Recall, by contrast, calculates the percentage of actual positives correctly identified by the model.

$$\text{Recall} = \frac{\text{TP}}{\text{TP + FN}}$$

If we plug in our previous example’s numbers, then the model’s precision and recall calculations would look like this:

$$\text{Precision} = \frac{360}{360 + 7}=0.9809 \text{, or } 98.09%$$

$$\text{Recall} = \frac{360}{360 + 13}=0.9651 \text{, or } 96.51%$$

To put these measures together, then, in our example scenario (using the binary classification formula):

The model’s accuracy (percentage of correct predictions) is 95%;
The model’s precision score (percentage of correct positive predictions) is 98.09%; and
The model’s recall score (percentage of actual positives correctly predicted) is 96.51%.

The importance of well-rounded model performance evaluation

A machine learning model’s accuracy, precision, and recall are useful in gaining quick insights into basic trends within a dataset. Monitoring these over time will help you better understand the model’s overall performance and the factors that impact its reliability and, by extension, usability.

Keeping a close eye on model performance also helps you identify bigger-picture factors like model drift, as well as a dataset’s basic integrity and any hints of bias within the model.

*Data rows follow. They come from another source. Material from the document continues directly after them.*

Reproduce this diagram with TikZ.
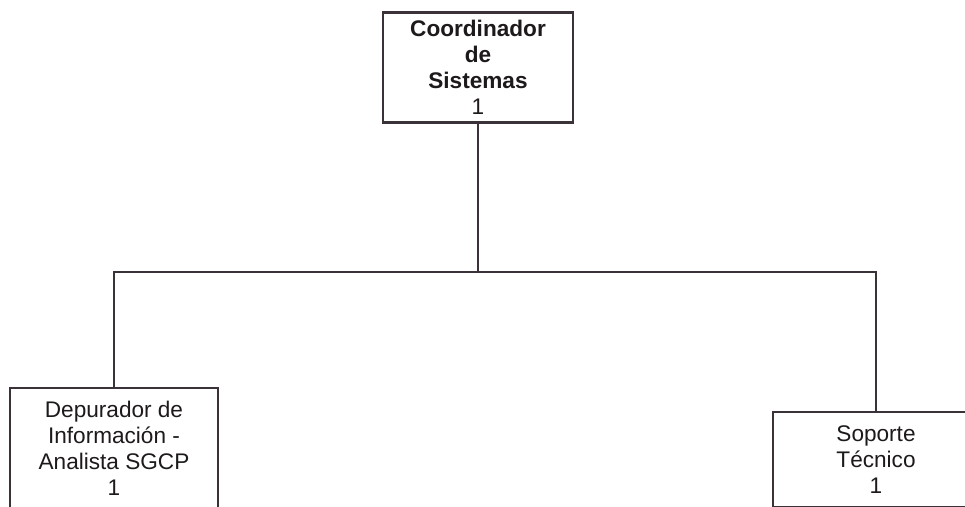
\documentclass[tikz,border=0pt]{standalone}
\usepackage{fontspec}
\setmainfont{Liberation Sans}
\definecolor{linegray}{HTML}{3A3238}
\definecolor{inkdark}{HTML}{1E1A1C}
\begin{document}
\begin{tikzpicture}[x=1pt,y=-1pt,
  orgbox/.style={draw=linegray, line width=2.6pt, fill=white, rectangle,
    align=center, inner sep=0pt, text=inkdark,
    font=\fontsize{22.6}{26}\selectfont},
  link/.style={draw=linegray, line width=2.6pt}]
\useasboundingbox (0,0) rectangle (965,506);
\clip (0,0) rectangle (965,506);
\fill[white] (0,0) rectangle (965,506);

% head of the unit
\node[orgbox, minimum width=190pt, minimum height=110pt] (coord) at (478,67.7)
  {\textbf{Coordinador}\\\textbf{de}\\\textbf{Sistemas}\\1};

% subordinate positions
\node[orgbox, minimum width=208pt, minimum height=121pt] (dep) at (114,448.5)
  {Depurador de\\Información -\\Analista SGCP\\1};
\node[orgbox, minimum width=206pt, minimum height=95pt] (sop) at (876,459.5)
  {Soporte\\Técnico\\1};

% reporting lines
\coordinate (bus) at (478,272);
\draw[link] (coord.south) -- (bus);
\draw[link] (dep.north) |- (bus) -| (sop.north);
\end{tikzpicture}
\end{document}
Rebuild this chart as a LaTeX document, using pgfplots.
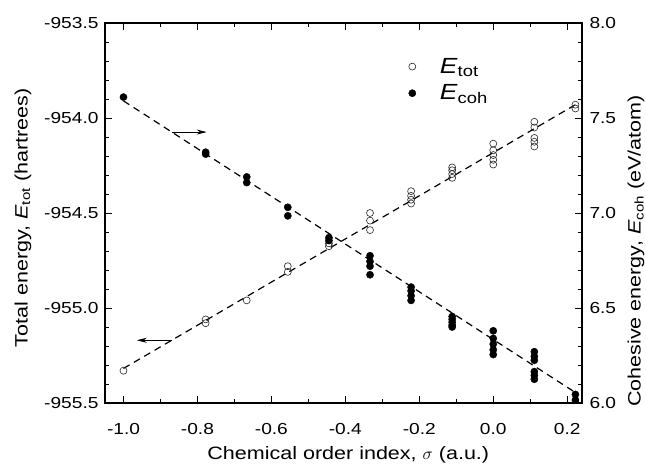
\documentclass[border=0pt]{standalone}
\usepackage{fontspec}
\setmainfont[FakeStretch=1.2]{Liberation Sans}
\usepackage{pgfplots}
\pgfplotsset{compat=1.18}
\usetikzlibrary{arrows.meta}

\pgfplotstableread{
s e
-1.0000 -955.330
-0.7778 -955.060
-0.7778 -955.080
-0.6667 -954.960
-0.5556 -954.780
-0.5556 -954.810
-0.4444 -954.660
-0.4444 -954.675
-0.3333 -954.500
-0.3333 -954.540
-0.3333 -954.590
-0.2222 -954.385
-0.2222 -954.410
-0.2222 -954.430
-0.2222 -954.450
-0.1111 -954.260
-0.1111 -954.275
-0.1111 -954.295
-0.1111 -954.315
0.0000 -954.135
0.0000 -954.170
0.0000 -954.195
0.0000 -954.220
0.0000 -954.245
0.1111 -954.020
0.1111 -954.050
0.1111 -954.105
0.1111 -954.125
0.1111 -954.150
0.2222 -953.930
0.2222 -953.950
}\etot

\pgfplotstableread{
s c
-1.0000 7.610
-0.7778 7.320
-0.7778 7.310
-0.6667 7.190
-0.6667 7.160
-0.5556 7.030
-0.5556 6.985
-0.4444 6.870
-0.4444 6.855
-0.3333 6.775
-0.3333 6.745
-0.3333 6.720
-0.3333 6.675
-0.2222 6.610
-0.2222 6.590
-0.2222 6.565
-0.2222 6.540
-0.1111 6.455
-0.1111 6.440
-0.1111 6.425
-0.1111 6.410
-0.1111 6.400
0.0000 6.380
0.0000 6.340
0.0000 6.310
0.0000 6.280
0.0000 6.255
0.1111 6.270
0.1111 6.245
0.1111 6.225
0.1111 6.165
0.1111 6.145
0.1111 6.125
0.2222 6.045
0.2222 6.015
}\ecoh

\begin{document}
\begin{tikzpicture}
\pgfplotsset{
  common/.style={
    scale only axis, width=477bp, height=380bp,
    xmin=-1.05, xmax=0.24,
    tick align=inside,
    major tick length=7bp, minor tick length=4bp,
    every tick/.style={black, line width=0.8bp},
    axis line style={black, line width=1.1bp},
    tick label style={font=\fontsize{16}{18}\selectfont},
    label style={font=\fontsize{18}{21}\selectfont},
    /pgf/number format/assume math mode=true,
    /pgf/number format/fixed,
    /pgf/number format/fixed zerofill,
    /pgf/number format/precision=1,
  },
  omark/.style={only marks, mark=o, mark size=3.5bp, mark options={draw=black!85, line width=0.6bp}},
  fmark/.style={only marks, mark=*, mark size=3.6bp, mark options={draw=black, fill=black}},
  fitline/.style={black, line width=1.2bp, dash pattern=on 7bp off 5bp, no marks},
}
\begin{axis}[common, name=ax, clip=false,
  ymin=-955.5, ymax=-953.5,
  ytick={-955.5,-955.0,-954.5,-954.0,-953.5},
  minor y tick num=4,
  xtick={-1,-0.8,-0.6,-0.4,-0.2,0,0.2},
  minor x tick num=1,
  xtick pos=both, xticklabel pos=lower,
  ytick pos=left,
  xticklabel style={yshift=-17bp},
  yticklabel style={xshift=-3bp},
  xlabel={Chemical order index, $\sigma$\ (a.u.)},
  xlabel style={at={(axis description cs:0.51,-0.150)}, anchor=base},
  ylabel={Total energy, \textit{E}\textsubscript{tot} (hartrees)},
  ylabel style={at={(axis description cs:-0.172,0.487)}, anchor=center, rotate=0},
]
\addplot[omark] table[x=s, y=e] {\etot};
\addplot[fitline] coordinates {(-1.0,-955.318) (0.2222,-953.930)};
\draw[black, line width=0.8bp, -{Stealth[length=10bp,width=5bp]}] (axis cs:-0.870,-954.074) -- (axis cs:-0.775,-954.074);
\draw[black, line width=0.8bp, -{Stealth[length=10bp,width=5bp]}] (axis cs:-0.868,-955.170) -- (axis cs:-0.964,-955.170);
\end{axis}
\begin{axis}[common,
  ymin=6, ymax=8,
  axis y line*=right, axis x line=none,
  ytick={6.0,6.5,7.0,7.5,8.0},
  minor y tick num=4,
  yticklabel style={xshift=4bp},
  ylabel={Cohesive energy, \textit{E}\textsubscript{coh} (eV/atom)},
  ylabel style={at={(axis description cs:1.113,0.40)}, anchor=center, rotate=0},
  legend style={at={(axis description cs:0.630,0.918)}, anchor=north west, draw=none, fill=none,
    font=\fontsize{22}{26}\selectfont, row sep=6bp},
  legend cell align=left,
]
\addlegendimage{omark}
\addlegendentry{\hspace*{22bp}\textit{E}\textsubscript{tot}}
\addplot[fmark] table[x=s, y=c] {\ecoh};
\addlegendentry{\hspace*{22bp}\textit{E}\textsubscript{coh}}
\addplot[fitline, forget plot] coordinates {(-1.0,7.590) (0.2222,6.055)};
\end{axis}
\pgfresetboundingbox
\path ([xshift=-105bp,yshift=-61bp]ax.south west) rectangle ([xshift=64bp,yshift=23bp]ax.north east);
\end{tikzpicture}
\end{document}
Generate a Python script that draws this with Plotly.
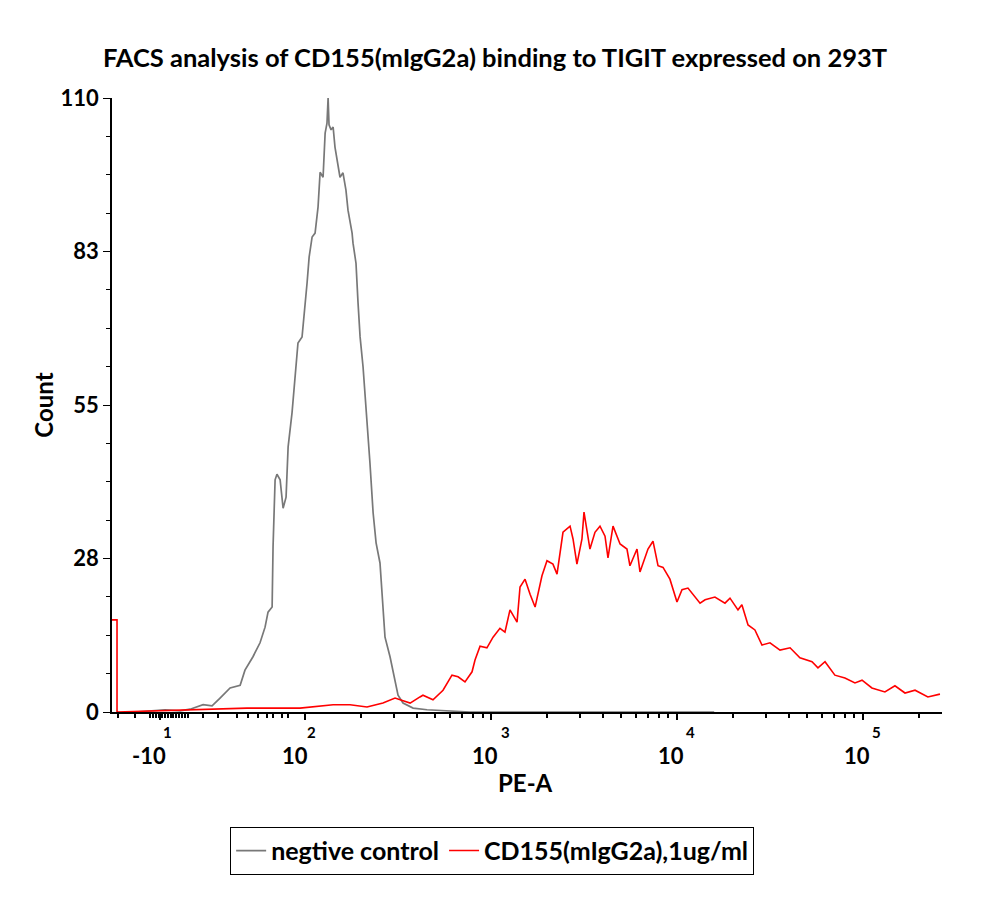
import numpy as np
import plotly.graph_objects as go

# x positions are in display "decade" units of PE-A (10^k sits at k)
neg_x = [1.086, 1.167, 1.247, 1.328, 1.382, 1.452, 1.500, 1.543, 1.597, 1.651, 1.677, 1.720,
         1.758, 1.785, 1.801, 1.823, 1.828, 1.839, 1.849, 1.866, 1.882, 1.898, 1.909, 1.930,
         1.946, 1.962, 1.984, 2.000, 2.011, 2.022, 2.038, 2.054, 2.070, 2.081, 2.097, 2.108,
         2.118, 2.124, 2.129, 2.140, 2.151, 2.161, 2.177, 2.188, 2.204, 2.220, 2.231, 2.253,
         2.258, 2.274, 2.285, 2.296, 2.312, 2.323, 2.333, 2.349, 2.366, 2.382, 2.403, 2.414,
         2.430, 2.457, 2.484, 2.500, 2.527, 2.581, 2.656, 2.753, 2.887, 3.5, 4.2]
neg_y = [0, 0.2, 0.4, 0.2, 0.5, 1.3, 1.1, 2.5, 4.3, 4.8, 7.5, 9.9,
         12.4, 15.2, 17.9, 18.8, 29.6, 41.6, 42.6, 41.6, 36.5, 38.5, 47.5, 53.6,
         59.5, 66.1, 67.2, 72.6, 76.9, 81.5, 85.1, 85.8, 90.5, 96.7, 95.8, 103.7,
         105.5, 110, 105.2, 104.3, 104.8, 101.2, 98.4, 95.8, 96.6, 93.5, 89.9, 85.8,
         84.0, 80.4, 73.3, 67.2, 61.8, 56.8, 53.6, 44.6, 35.7, 30.3, 26.7, 21.9,
         13.4, 9.9, 5.7, 3.0, 1.6, 0.7, 0.4, 0.2, 0, 0, 0]

cd155_x = [0.962, 0.989, 0.989, 1.688, 1.849, 1.973, 2.151, 2.242, 2.333, 2.419, 2.484, 2.511,
           2.548, 2.565, 2.618, 2.634, 2.688, 2.742, 2.790, 2.823, 2.860, 2.898, 2.914, 2.941,
           2.978, 3.011, 3.048, 3.075, 3.102, 3.140, 3.156, 3.183, 3.210, 3.237, 3.274, 3.301,
           3.333, 3.355, 3.387, 3.425, 3.441, 3.462, 3.489, 3.500, 3.532, 3.559, 3.586, 3.613,
           3.629, 3.656, 3.694, 3.731, 3.747, 3.785, 3.801, 3.844, 3.871, 3.898, 3.925, 3.962,
           4.000, 4.027, 4.059, 4.097, 4.124, 4.151, 4.204, 4.258, 4.285, 4.328, 4.349, 4.382,
           4.419, 4.457, 4.500, 4.554, 4.608, 4.661, 4.726, 4.758, 4.796, 4.849, 4.903, 4.957,
           4.995, 5.048, 5.118, 5.172, 5.226, 5.280, 5.349, 5.414]
cd155_y = [16.5, 16.5, 0, 0.7, 0.7, 0.7, 1.3, 1.3, 0.9, 1.6, 2.5, 2.2,
           1.8, 1.6, 2.7, 3.0, 2.2, 3.9, 6.6, 6.3, 5.4, 7.2, 9.3, 11.8,
           11.5, 13.4, 15.0, 14.3, 18.3, 16.1, 22.4, 23.8, 21.1, 18.8, 24.4, 27.1,
           26.5, 24.7, 32.2, 33.3, 31.0, 26.5, 31.0, 35.8, 29.2, 32.2, 33.3, 31.5,
           27.6, 33.3, 30.1, 29.2, 26.2, 29.2, 25.1, 29.2, 30.6, 26.2, 25.9, 23.8,
           19.7, 21.9, 22.2, 20.6, 19.5, 20.1, 20.6, 19.5, 20.4, 18.3, 19.2, 15.6,
           14.7, 12.0, 12.4, 11.1, 11.5, 9.7, 9.0, 7.9, 9.0, 6.6, 6.1, 5.2,
           5.7, 4.3, 3.6, 4.7, 3.4, 3.9, 2.7, 3.2]

# axis tick labels
x_tick_pos = [1.22, 2, 3, 4, 5]
x_tick_base = ["-10", "10", "10", "10", "10"]
x_tick_exp = ["1", "2", "3", "4", "5"]
y_tick_vals = [0, 27.5, 55, 82.5, 110]
y_tick_text = ["0", "28", "55", "83", "110"]

FONT = "Lato"

# minor tick styling for the biexponential axis
minor_x = [0.995, 1.086] + list(np.linspace(1.167, 1.371, 14)) + \
          [1.452, 1.532, 1.634, 1.694, 1.747, 1.796, 1.828, 1.876, 1.909]
for k in (2, 3, 4, 5):
    for m in range(2, 10):
        v = k + np.log10(m)
        if v < 5.42:
            minor_x.append(v)

fig = go.Figure()
fig.add_trace(go.Scatter(x=neg_x, y=neg_y, mode="lines", name="negtive control",
                         line=dict(color="rgb(120,120,120)", width=1.7)))
fig.add_trace(go.Scatter(x=cd155_x, y=cd155_y, mode="lines", name="CD155(mIgG2a),1ug/ml",
                         line=dict(color="rgb(255,0,0)", width=1.6)))

annotations = []
for pos, base, ex in zip(x_tick_pos, x_tick_base, x_tick_exp):
    bshift = -11 if base.startswith("-") else -6
    eshift = 8 if base.startswith("-") else 14
    if pos == 2:
        bshift, eshift = -10, 6
    annotations.append(dict(x=pos, y=0, xref="x", yref="paper", text=base, showarrow=False,
                            xanchor="center", yanchor="middle", yshift=-43, xshift=bshift,
                            font=dict(family=FONT, size=22, weight="bold", color="black")))
    annotations.append(dict(x=pos, y=0, xref="x", yref="paper", text=ex, showarrow=False,
                            xanchor="center", yanchor="middle", yshift=-20, xshift=eshift,
                            font=dict(family=FONT, size=15, weight="bold", color="black")))
annotations.append(dict(x=0.4976, y=0, xref="paper", yref="paper", text="PE-A", showarrow=False,
                        xanchor="center", yanchor="middle", yshift=-70,
                        font=dict(family=FONT, size=24, weight="bold", color="black")))

fig.update_layout(
    width=1000, height=909,
    margin=dict(l=104, r=66, t=90, b=205),
    paper_bgcolor="white", plot_bgcolor="white",
    title=dict(text="FACS analysis of CD155(mIgG2a) binding to TIGIT expressed on 293T",
               x=0.487, xanchor="center", y=1 - 50 / 909, yanchor="middle",
               font=dict(family=FONT, size=25.5, weight="bold", color="black")),
    xaxis=dict(range=[0.962, 5.425], showgrid=False, zeroline=False, showline=True,
               linecolor="black", linewidth=1.5, ticks="outside", ticklen=6, tickwidth=1.5,
               tickcolor="black", tickmode="array", tickvals=x_tick_pos, showticklabels=False,
               minor=dict(tickmode="array", tickvals=minor_x, ticks="outside", ticklen=4,
                          tickwidth=1.5, tickcolor="black")),
    yaxis=dict(range=[0, 110], showgrid=False, zeroline=False, showline=True,
               linecolor="black", linewidth=1.5, ticks="outside", ticklen=7, tickwidth=1.2,
               tickcolor="black", tickmode="array", tickvals=y_tick_vals, ticktext=y_tick_text,
               tickfont=dict(family=FONT, size=22, weight="bold", color="black"),
               minor=dict(tick0=0, dtick=6.875, ticks="outside", ticklen=4, tickwidth=1,
                          tickcolor="black"),
               title=dict(text="Count", standoff=0,
                          font=dict(family=FONT, size=24, weight="bold", color="black"))),
    legend=dict(orientation="h", x=0.458, xanchor="center", y=-0.187, yanchor="top",
                bordercolor="black", borderwidth=1, bgcolor="white",
                font=dict(family=FONT, size=25, weight="bold", color="black"),
                itemwidth=30, tracegroupgap=0),
    annotations=annotations,
    showlegend=True,
)

fig.write_html("out.html")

The truth is that accuracy, precision, and recall are just three pieces in the bigger puzzle of machine learning evaluation metrics and performance monitoring. Ultimately, the better you understand the nuances of model performance — and the more willing you are to dig deep into the data, even asking difficult questions when hints of inaccuracy creep into the picture — the better-equipped you’ll be to take control and optimize your model.